Seeing Human Rights -- the role of visual communication

24 June 2024

Centre Director, Affiliates, and HDR Candidates were amongst the audience for Sandra Ristovska's lecture "Seeing Human Rights" on Monday 17 June 2024.  Dr Ristovska is Assistant Professor of Media Studies and Law at the University of Colorado Boulder. Held at UQ's St Lucia Campus, a number of contemporary issues and challenges were addressed. 

Centre Affiliate and SCA academic Dr Renée Mickelburgh (Associate Lecturer - Strategic Communication) attended the lecture. With a background in researching human rights and writing on contemporary rights based issues and activism, Dr Mickelburgh highlighted the importance of the role of visual communication: "Visual communication is integral for telling the story of human rights, and human rights abuses. Dr Ristovska's work makes us question the kinds of stories being told, how they are being told and how we might move the narrative towards one that emphasises peace over conflict."

 

About 'Seeing Human Rights' - the lecture event

Presententation overview: "Visual technologies have long constituted a crucial element of struggles for human rights and social change. This lecture provides an overview of how human rights organizations are borrowing from this long-standing and wide-ranging tradition as they seek to professionalize video activism through video production, verification standards, visual investigative techniques, and training. In doing so, human rights organizations like Amnesty International, Human Rights Watch, WITNESS, and others move video activism away from its long-held status as an occupational craft into a proxy profession which puts human rights videos into institutional and legal service. The lecture argues that the proxy profession retains some of the flexibility of video activism as a critical voice against injustice while giving up on its imaginative scope as a cultural practice that sustains important human rights dialogue even in the face of institutional and legal stalemate."

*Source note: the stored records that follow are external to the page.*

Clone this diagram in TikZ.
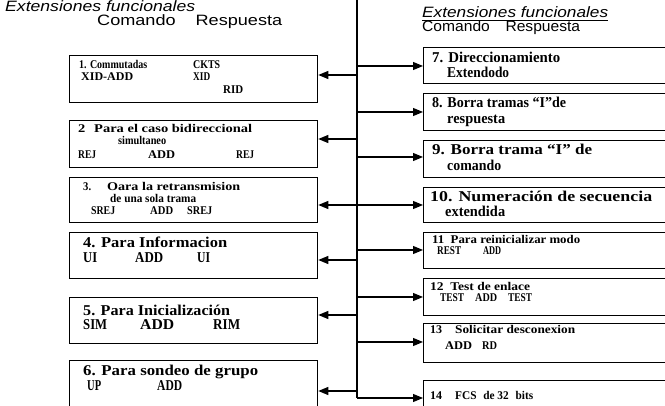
\documentclass[tikz,border=0pt]{standalone}
\usepackage{fontspec}
\setmainfont{Liberation Serif}
\newfontfamily\hdfont{Liberation Sans}
\usetikzlibrary{arrows.meta}
\newsavebox\fwbox
\newcommand\fw[2]{\sbox\fwbox{#2}\pgfmathsetmacro\fwsx{#1/\wd\fwbox}\scalebox{\fwsx}[1]{\usebox\fwbox}}
\tikzset{
  box/.style={draw, line width=1.3pt, anchor=north west, inner sep=0pt},
  arr/.style={line width=1.1pt, -{Triangle[length=10pt,width=8pt]}},
  tx/.style={anchor=west, inner sep=0pt},
  sm/.style={tx, text height=8pt, text depth=2.4pt, font=\bfseries\fontsize{11.8}{12}\selectfont},
  lg/.style={tx, text height=10.2pt, text depth=3pt, font=\bfseries\fontsize{15}{16}\selectfont},
  hd/.style={tx, text height=10.5pt, text depth=3pt, font=\hdfont\fontsize{15}{16}\selectfont},
}
\begin{document}
\begin{tikzpicture}[x=1pt,y=-1pt]
\clip (0,0) rectangle (665,406);
\fill[white] (0,0) rectangle (665,406);

% headings
\node[hd] (hl1) at (5,8) {\fw{190}{\itshape Extensiones funcionales}};
\node[hd] (hl2) at (97,22) {\fw{185}{Comando\hspace{1.1em}Respuesta}};
\node[hd] (hr1) at (422,14) {\fw{186}{\itshape Extensiones funcionales}};
\node[hd] (hr2) at (422,28) {\fw{158}{Comando\hspace{1em}Respuesta}};
\draw[line width=0.5pt] (hr1.south west) ++(0,-0.5) -- ++(186,0);

% trunk
\coordinate (top) at (357,0);
\coordinate (bot) at (357,398);
\draw[line width=1.2pt] (top) -- (bot);

% left boxes
\node[box, minimum width=248pt, minimum height=47pt] (b1) at (69,55) {};
\node[box, minimum width=248pt, minimum height=47pt] (b2) at (69,120) {};
\node[box, minimum width=248pt, minimum height=45pt] (b3) at (69,177) {};
\node[box, minimum width=248pt, minimum height=46pt] (b4) at (69,232) {};
\node[box, minimum width=248pt, minimum height=46pt] (b5) at (69,297) {};
\node[box, minimum width=248pt, minimum height=60pt] (b6) at (69,360) {};

% right boxes
\node[box, minimum width=260pt, minimum height=36pt] (b7) at (423,47) {};
\node[box, minimum width=260pt, minimum height=37pt] (b8) at (423,93) {};
\node[box, minimum width=260pt, minimum height=37pt] (b9) at (423,140) {};
\node[box, minimum width=260pt, minimum height=35pt] (b10) at (423,187) {};
\node[box, minimum width=260pt, minimum height=36pt] (b11) at (423,232) {};
\node[box, minimum width=260pt, minimum height=37pt] (b12) at (423,278) {};
\node[box, minimum width=260pt, minimum height=39pt] (b13) at (423,323) {};
\node[box, minimum width=260pt, minimum height=40pt] (b14) at (423,380) {};

% connectors to the left
\foreach \n/\y in {1/75, 2/139, 3/205, 4/260, 5/315, 6/391} {
  \coordinate (l\n) at (357,\y);
  \draw[arr] (l\n) -- (b\n.east |- l\n);
}
% connectors to the right
\foreach \n/\y in {7/66, 8/112, 9/157, 10/205, 11/250, 12/297, 13/342, 14/398} {
  \coordinate (r\n) at (357,\y);
  \draw[arr] (r\n) -- (b\n.west |- r\n);
}

% box 1
\node[sm] (t1a) at (79,66) {\fw{68}{1. Commutadas}};
\node[sm] (t1b) at (193,66) {\fw{27}{CKTS}};
\node[sm] (t1c) at (81,78) {\fw{52}{XID-ADD}};
\node[sm] (t1d) at (193,78) {\fw{17}{XID}};
\node[sm] (t1e) at (223,91) {\fw{20}{RID}};
% box 2
\node[sm] (t2a) at (78,130) {\fw{174}{2\hspace{0.6em}Para el caso bidireccional}};
\node[sm] (t2b) at (118,142) {\fw{48}{simultaneo}};
\node[sm] (t2c) at (78,156) {\fw{18}{REJ}};
\node[sm] (t2d) at (148,156) {\fw{27}{ADD}};
\node[sm] (t2e) at (236,156) {\fw{18}{REJ}};
% box 3
\node[sm] (t3a) at (83,188) {\fw{8}{3.}};
\node[sm] (t3b) at (107,188) {\fw{133}{Oara la retransmision}};
\node[sm] (t3c) at (110,200) {\fw{86}{de una sola trama}};
\node[sm] (t3d) at (91,212) {\fw{24}{SREJ}};
\node[sm] (t3e) at (150,212) {\fw{23}{ADD}};
\node[sm] (t3f) at (187,212) {\fw{25}{SREJ}};
% box 4
\node[lg] (t4a) at (83,244) {\fw{144}{4. Para Informacion}};
\node[lg] (t4b) at (83,259) {\fw{14}{UI}};
\node[lg] (t4c) at (135,259) {\fw{28}{ADD}};
\node[lg] (t4d) at (197,259) {\fw{13}{UI}};
% box 5
\node[lg] (t5a) at (83,312) {\fw{147}{5. Para Inicialización}};
\node[lg] (t5b) at (83,326) {\fw{24}{SIM}};
\node[lg] (t5c) at (140,326) {\fw{34}{ADD}};
\node[lg] (t5d) at (213,326) {\fw{27}{RIM}};
% box 6
\node[lg] (t6a) at (83,372) {\fw{175}{6. Para sondeo de grupo}};
\node[lg] (t6b) at (87,387) {\fw{14}{UP}};
\node[lg] (t6c) at (157,387) {\fw{25}{ADD}};

% box 7
\node[lg] (t7a) at (432,59) {\fw{128}{7. Direccionamiento}};
\node[lg] (t7b) at (447,74) {\fw{62}{Extendodo}};
% box 8
\node[lg] (t8a) at (432,104) {\fw{134}{8. Borra tramas “I”de}};
\node[lg] (t8b) at (447,120) {\fw{58}{respuesta}};
% box 9
\node[lg] (t9a) at (432,151) {\fw{160}{9. Borra trama “I” de}};
\node[lg] (t9b) at (447,167) {\fw{54}{comando}};
% box 10
\node[lg] (t10a) at (430,198) {\fw{222}{10. Numeración de secuencia}};
\node[lg] (t10b) at (445,213) {\fw{60}{extendida}};
% box 11
\node[sm] (t11a) at (432,241) {\fw{148}{11\hspace{0.5em}Para reinicializar modo}};
\node[sm] (t11b) at (437,252) {\fw{24}{REST}};
\node[sm] (t11c) at (483,252) {\fw{18}{ADD}};
% box 12
\node[sm] (t12a) at (430,288) {\fw{100}{12\hspace{0.5em}Test de enlace}};
\node[sm] (t12b) at (440,299) {\fw{24}{TEST}};
\node[sm] (t12c) at (475,299) {\fw{22}{ADD}};
\node[sm] (t12d) at (508,299) {\fw{24}{TEST}};
% box 13
\node[sm] (t13a) at (430,331) {\fw{12}{13}};
\node[sm] (t13b) at (455,331) {\fw{120}{Solicitar desconexion}};
\node[sm] (t13c) at (445,347) {\fw{27}{ADD}};
\node[sm] (t13d) at (482,347) {\fw{15}{RD}};
% box 14
\node[sm] (t14a) at (430,397) {\fw{12}{14}};
\node[sm] (t14b) at (455,397) {\fw{78}{FCS\hspace{0.6em}de 32\hspace{0.6em}bits}};
\end{tikzpicture}
\end{document}
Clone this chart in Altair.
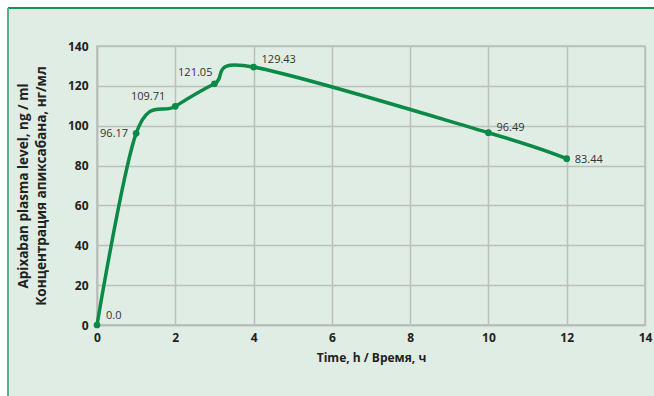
import altair as alt
import pandas as pd

time_h = [0, 1, 2, 3, 4, 10, 12]
conc = [0.0, 96.17, 109.71, 121.05, 129.43, 96.49, 83.44]
labels = ["0.0", "96.17", "109.71", "121.05", "129.43", "96.49", "83.44"]
x_ticks = [0, 2, 4, 6, 8, 10, 12, 14]
y_ticks = [0, 20, 40, 60, 80, 100, 120, 140]

df = pd.DataFrame({"t": time_h, "c": conc, "lab": labels})

W, H = 548, 279
FONT = "Open Sans"
GREEN = "#0b8a47"

x = alt.X("t:Q", scale=alt.Scale(domain=[0, 14], nice=False),
          axis=alt.Axis(values=x_ticks, title="Time, h / Время, ч", grid=True,
                        ticks=False, labelPadding=7, titlePadding=9,
                        labelFlush=False, labelOverlap=False, format="d"))
y = alt.Y("c:Q", scale=alt.Scale(domain=[0, 140], nice=False),
          axis=alt.Axis(values=y_ticks, grid=True, ticks=False, labelPadding=9,
                        labelFlush=False, labelOverlap=False, format="d",
                        title=["Apixaban plasma level, ng / ml",
                               "Концентрация апиксабана, нг/мл"],
                        titleFontSize=13.5, titleLineHeight=18, titlePadding=19))

# white outer margin (top and left) with green border lines
white_top = alt.Chart(df).mark_rect(fill="white").encode(
    x=alt.value(-97), x2=alt.value(W + 20), y=alt.value(-46), y2=alt.value(-38))
white_left = alt.Chart(df).mark_rect(fill="white").encode(
    x=alt.value(-97), x2=alt.value(-89), y=alt.value(-46), y2=alt.value(H + 80))
border_top = alt.Chart(df).mark_rule(color="#1a8f5c", strokeWidth=1.5).encode(
    x=alt.value(-89), x2=alt.value(W + 20), y=alt.value(-38))
border_left = alt.Chart(df).mark_rule(color="#4fb487", strokeWidth=1.5).encode(
    x=alt.value(-89), y=alt.value(-38), y2=alt.value(H + 80))

line = alt.Chart(df).mark_line(
    color=GREEN, strokeWidth=3.5, interpolate="cardinal"
).encode(x=x, y=y)

pts = alt.Chart(df).mark_circle(color=GREEN, size=45, opacity=1).encode(x=x, y=y)

def lbl(filter_vals, align, dx, dy):
    return alt.Chart(df).transform_filter(
        alt.FieldOneOfPredicate(field="t", oneOf=filter_vals)
    ).mark_text(align=align, baseline="middle", dx=dx, dy=dy, font=FONT,
                fontSize=11, color="#333333").encode(x=x, y=y, text="lab:N")

texts = [
    lbl([0], "left", 9, -9),
    lbl([1], "right", -8, 1),
    lbl([2], "right", -10, -9),
    lbl([3], "right", -2, -11),
    lbl([4], "left", 8, -7),
    lbl([10], "left", 8, -5),
    lbl([12], "left", 8, 1),
]

chart = alt.layer(line, pts, *texts, white_top, white_left, border_top, border_left).properties(
    width=W, height=H,
    autosize=alt.AutoSizeParams(type="none"),
    padding={"left": 97, "top": 46, "right": 9, "bottom": 71},
    background="#e0ede4",
).configure_view(stroke="#b8bcb9", strokeWidth=1.5).configure_axis(
    gridColor="#bcc0bd", gridWidth=1.5, domainColor="#b8bcb9", domainWidth=1.5,
    labelFont=FONT, labelFontSize=12, labelFontWeight="bold", labelColor="#222222",
    titleFont=FONT, titleFontSize=12, titleFontWeight="bold", titleColor="#222222",
)

chart.save("out.html", embed_options={"renderer": "svg", "actions": False})
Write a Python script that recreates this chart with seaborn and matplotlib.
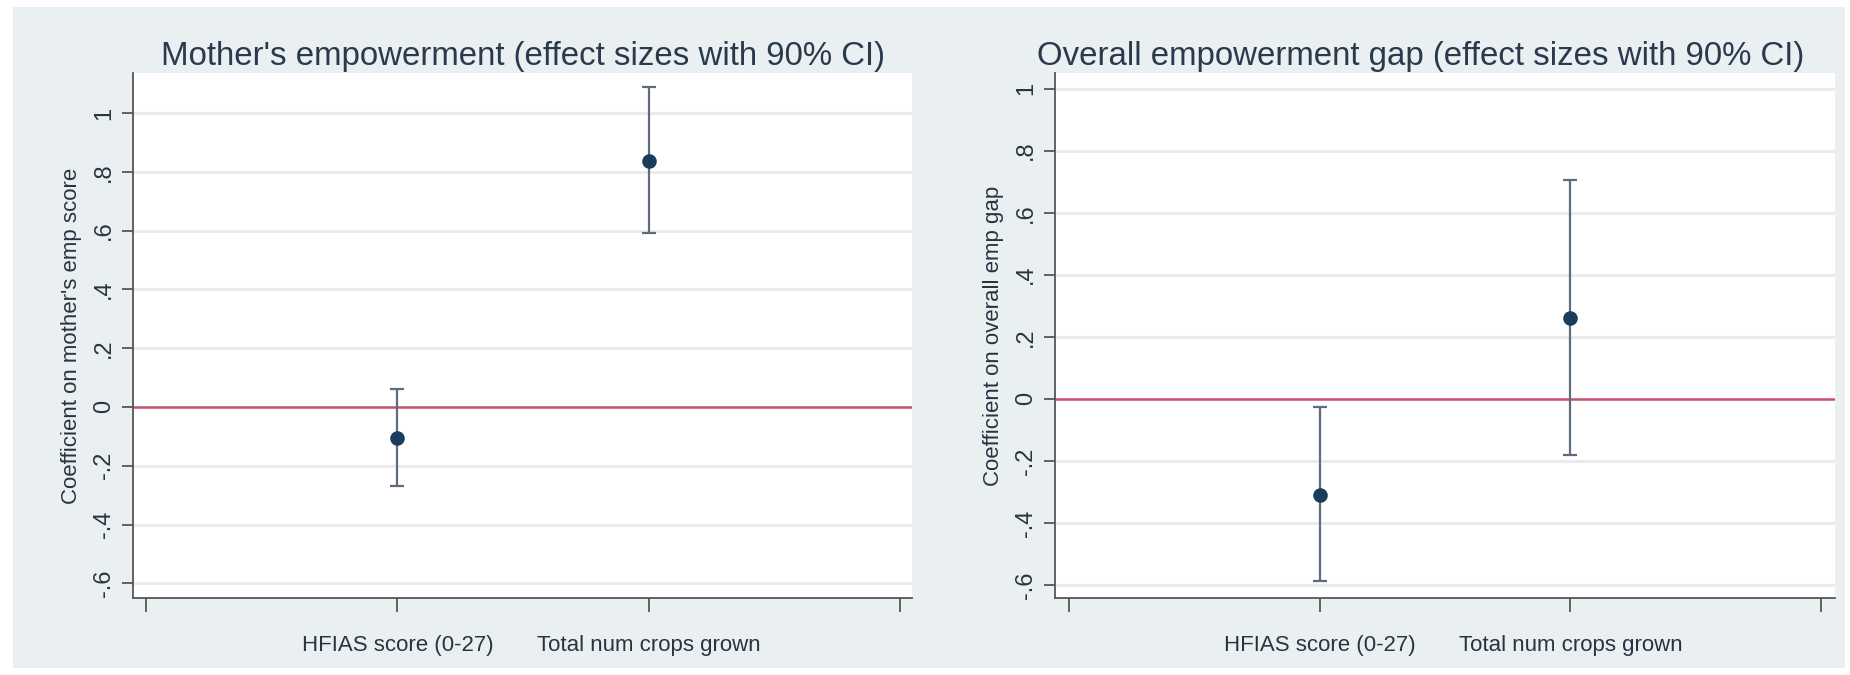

About the speaker: Sandra Ristovska is Assistant Professor of Media Studies and Law at the University of Colorado Boulder. Informed by her experiences as a documentary filmmaker, her research examines how images shape the pursuit of justice and human rights across institutional and legal contexts in the U.S. and around the world. Her publications include the award-winning book, Seeing Human Rights: Video Activism as a Proxy Profession (MIT Press, 2021), and the co-edited volume, Visual Imagery and Human Rights Practice (Palgrave, 2018). She is the founding chair of the IAMCR’s Multimodal Communication Research Working Group.